Monday, Apr. 11, 1955

Kleine Blockade

Somewhere in the Kremlin, the Communists appear to keep a Machiavellian UNIVAC with buttons, lights and levers that can bring into operation any one of 10,000 devices of skulduggery. Press the button labeled Peace, and peace doves take off from dovecotes in every capital; pull the lever marked Hate America, and such words as "jackal" and "hyena" leap into stereotype on a hundred printing presses. The cold-war machine comes equipped with a Parliament-Persuader that brings out Communist hecklers in Rome, Paris and Tokyo, a Double-Meaning Coding Machine for use during U.N. debates, an Automatic Truce Violator with wave lengths set for Korea and Indo-China. But of all the mechanisms, the most carefully calibrated is the squeezer known as the Berlin Blockade. It is so sensitive that it can register cold-war pressure by the raising or lowering of a road barrier, or by a sudden slowdown in the Berlin elevated railway.

Push Button. The Berlin squeezer was used at full pressure in 1948-49 (when it was broken by the airlift), and at half pressure in 1951, after the West proposed West German rearmament. Last week the Kremlin pushed the button again.

Without warning, the Reds clamped down on the narrow highway lifeline that links the Red-encircled island of West Berlin with free West Germany. Tolls on Western vehicles crossing the Soviet zone to and from Berlin were raised by 1,100% for the heavy trucks and trailers which carry two-fifths of all goods entering West Berlin, 400% for buses, 300% for cars, 200% for motorcycles. Heavy vehicles, which formerly paid less than $5 a round trip, would now have to pay as much as $95. West Berliners wondered whether die kleine Blockade, as they were soon calling it, was the start of another attempt to starve them into submission.

Counter Device. The Communist pretext was that the highways linking Berlin to West Germany had been damaged by frost and overuse, and that the extra tolls were needed for their repair. "Sheer chicanery," snapped Chancellor Konrad Adenauer, who recognized the new Red pressure for what it was: an attempt at revenge for the decision to rearm West Germany. Adenauer ordered 18 new trains to be put on the Berlin run (so far, the Reds have not interfered with railroad traffic). West Berlin set up a special fund of $250,000 to pay the truckers' extra tolls.

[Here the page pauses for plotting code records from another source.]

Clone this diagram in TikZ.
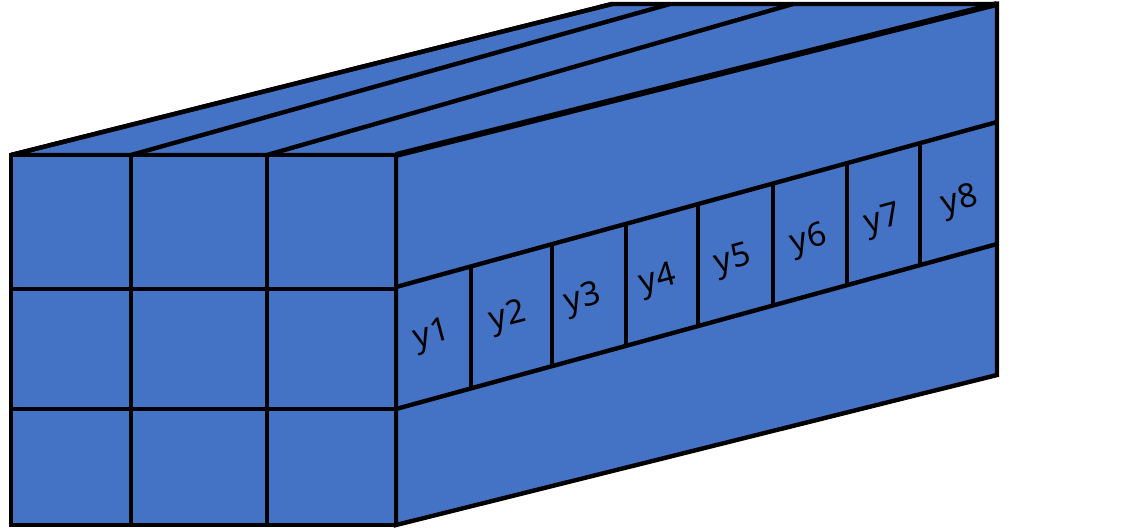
\documentclass[tikz,border=0pt]{standalone}
\usepackage{fontspec}
\setmainfont{Noto Sans}
\definecolor{faceblue}{HTML}{4472C4}
\begin{document}
\begin{tikzpicture}[x=1pt,y=-1pt,
  face/.style={fill=faceblue,draw=black,line width=4.4pt,line join=miter,miter limit=2},
  edge/.style={draw=black,line width=4.4pt},
  thickedge/.style={draw=black,line width=6pt},
  lab/.style={font=\fontsize{33}{33}\selectfont,rotate=15,inner sep=0pt,anchor=center}]
\useasboundingbox (0,0) rectangle (1121,530);
% corners
\coordinate (fTL) at (11,155);
\coordinate (fTR) at (396,155);
\coordinate (fBL) at (11,525);
\coordinate (fBR) at (396,525);
\coordinate (bTL) at (612,4);
\coordinate (bTR) at (997,4);
\coordinate (bBR) at (997,375);
% faces
\path[face] (fTL) -- (bTL) -- (bTR) -- (fTR) -- cycle;
\path[face] (fTR) -- (bTR) -- (bBR) -- (fBR) -- cycle;
\path[face] (fTL) rectangle (fBR);
% top face lines
\coordinate (t1) at (131,155); \coordinate (t1b) at (670,4);
\coordinate (t2) at (267,155); \coordinate (t2b) at (793,4);
\draw[edge] (t1) -- (t1b);
\draw[edge] (t2) -- (t2b);
\draw[thickedge] (fTR) -- (bTR);
\draw[edge] (fTL) -- (bTL);
% front grid
\coordinate (g1t) at (131,155); \coordinate (g1b) at (131,525);
\coordinate (g2t) at (267,155); \coordinate (g2b) at (267,525);
\coordinate (h1l) at (11,289); \coordinate (h1r) at (396,289);
\coordinate (h2l) at (11,409); \coordinate (h2r) at (396,409);
\draw[edge] (g1t) -- (g1b);
\draw[edge] (g2t) -- (g2b);
\draw[edge] (h1l) -- (h1r);
\draw[edge] (h2l) -- (h2r);
% strip on right face
\coordinate (uL) at (396,287); \coordinate (uR) at (997,122);
\coordinate (lL) at (396,409); \coordinate (lR) at (997,244);
\draw[edge] (uL) -- (uR);
\draw[edge] (lL) -- (lR);
\foreach \x/\a/\b [count=\i] in {471/268/388,552/245/366,626/226/347,698/205/324,773/185/307,847/165/286,920/145/264}{
  \coordinate (d\i a) at (\x,\a);
  \coordinate (d\i b) at (\x,\b);
  \draw[edge] (d\i a) -- (d\i b);
}
% labels
\node[lab] (y1) at (432,336) {y1};
\node[lab] (y2) at (508,318) {y2};
\node[lab] (y3) at (583,300) {y3};
\node[lab] (y4) at (658,281) {y4};
\node[lab] (y5) at (733,261) {y5};
\node[lab] (y6) at (809,241) {y6};
\node[lab] (y7) at (883,221) {y7};
\node[lab] (y8) at (960,202) {y8};
\end{tikzpicture}
\end{document}
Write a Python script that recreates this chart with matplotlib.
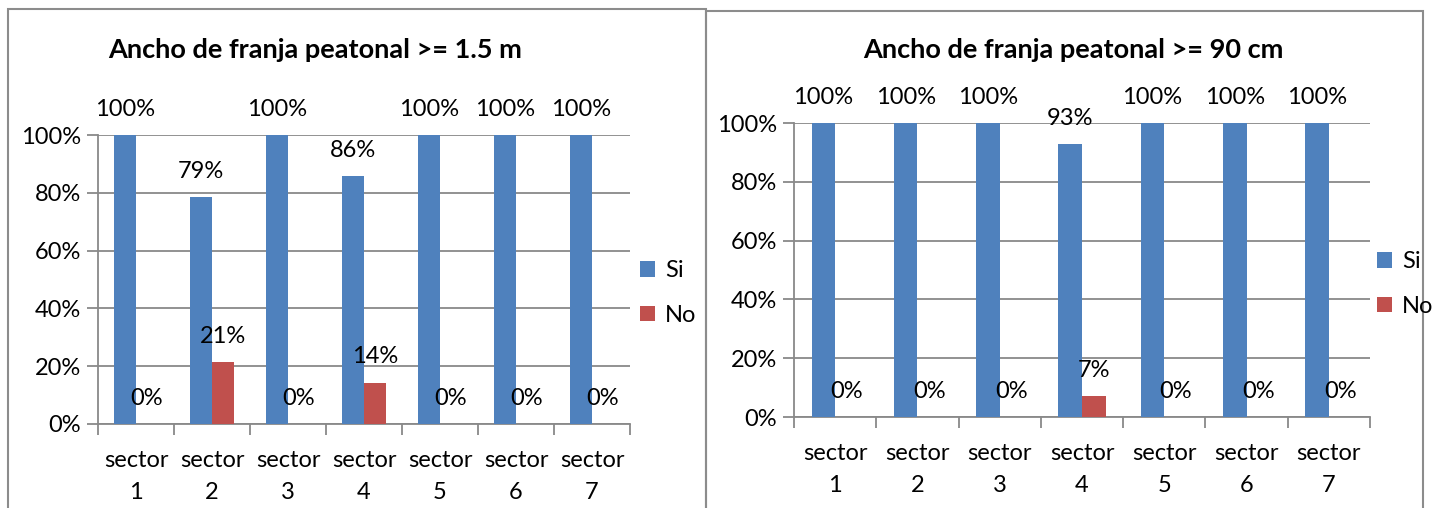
import matplotlib
matplotlib.use("Agg")
import matplotlib.pyplot as plt
from matplotlib.patches import Rectangle
import numpy as np

plt.rcParams['font.family'] = ['Lato', 'DejaVu Sans']

sectors = ["sector\n1", "sector\n2", "sector\n3", "sector\n4", "sector\n5", "sector\n6", "sector\n7"]
series_names = ["Si", "No"]

# left chart: ancho >= 1.5 m
si_15 = [1.0, 0.786, 1.0, 0.857, 1.0, 1.0, 1.0]
no_15 = [0.0, 0.214, 0.0, 0.143, 0.0, 0.0, 0.0]

# right chart: ancho >= 90 cm
si_90 = [1.0, 1.0, 1.0, 0.929, 1.0, 1.0, 1.0]
no_90 = [0.0, 0.0, 0.0, 0.071, 0.0, 0.0, 0.0]

BLUE = "#4F81BD"
RED = "#C0504D"
GRID = "#898989"
W, H = 1434, 508
FS = 17


def px_axes(fig, x0, x1, ytop, ybot):
    return fig.add_axes([x0 / W, 1 - ybot / H, (x1 - x0) / W, (ybot - ytop) / H])


def draw_chart(ax, si, no, title, title_xy, legend_xy, fig):
    x = np.arange(len(sectors))
    bw = 1 / 3.5
    b1 = ax.bar(x - bw / 2, si, bw, color=BLUE, label=series_names[0], zorder=3)
    b2 = ax.bar(x + bw / 2, no, bw, color=RED, label=series_names[1], zorder=3)
    for bars in (b1, b2):
        for rect in bars:
            v = rect.get_height()
            ax.annotate(f"{round(v * 100):d}%", (rect.get_x() + rect.get_width() / 2, v),
                        xytext=(0, 18.5), textcoords="offset points",
                        ha="center", va="center", fontsize=FS, zorder=4)
    ax.set_xlim(-0.5, len(sectors) - 0.5)
    ax.set_ylim(0, 1)
    ax.set_yticks(np.arange(0, 1.01, 0.2))
    ax.set_yticklabels([f"{int(round(t * 100))}%" for t in np.arange(0, 1.01, 0.2)])
    ax.set_xticks(x)
    ax.set_xticklabels(sectors, linespacing=1.6)
    ax.set_xticks(np.arange(-0.5, len(sectors), 1), minor=True)
    ax.tick_params(axis="x", which="major", length=0, pad=19, labelsize=FS)
    ax.tick_params(axis="x", which="minor", length=8, color=GRID, width=1.3)
    ax.tick_params(axis="y", length=8, color=GRID, width=1.3, labelsize=FS, pad=4)
    ax.yaxis.grid(True, color=GRID, linewidth=1.3, zorder=0)
    ax.set_axisbelow(True)
    for s in ("top", "right"):
        ax.spines[s].set_visible(False)
    for s in ("left", "bottom"):
        ax.spines[s].set_color(GRID)
        ax.spines[s].set_linewidth(1.3)
    fig.text(title_xy[0] / W, 1 - title_xy[1] / H, title, ha="center", va="center",
             fontsize=19.5, fontweight="bold")
    fig.legend(handles=[b1, b2], loc="center left",
               bbox_to_anchor=(legend_xy[0] / W, 1 - legend_xy[1] / H),
               frameon=False, fontsize=FS, handlelength=0.65, handleheight=0.65,
               handletextpad=0.4, labelspacing=1.0, borderaxespad=0, borderpad=0)


fig = plt.figure(figsize=(W / 100, H / 100), dpi=100)

fig.add_artist(Rectangle((8 / W, -0.1), (706 - 8) / W, 1 - 9 / H + 0.1,
                         transform=fig.transFigure, fill=False, edgecolor="#8c8c8c", linewidth=1.5))
fig.add_artist(Rectangle((706 / W, -0.1), 0.5, 1 - 11 / H + 0.1,
                         transform=fig.transFigure, fill=False, edgecolor="#8c8c8c", linewidth=1.5))

ax1 = px_axes(fig, 98, 630, 135, 424)
draw_chart(ax1, si_15, no_15, "Ancho de franja peatonal >= 1.5 m", (315, 50), (640, 293), fig)

ax2 = px_axes(fig, 794, 1370, 123, 417)
draw_chart(ax2, si_90, no_90, "Ancho de franja peatonal >= 90 cm", (1073, 50), (1377, 284), fig)

fig.savefig("out.png", dpi=100)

The West also has its mechanisms, suitably adjustable to the occasion. Prosperous West Germany supplies the hungry East Germans with substantial quantities of food, coal and machinery, and the Communists would like to increase this trade. At week's end, the Bonn government casually let it be known that it was far too busy with the question of increased tolls to be bothered about increasing trade. Said Konrad Adenauer: "It won't last. They need East-West trade too badly."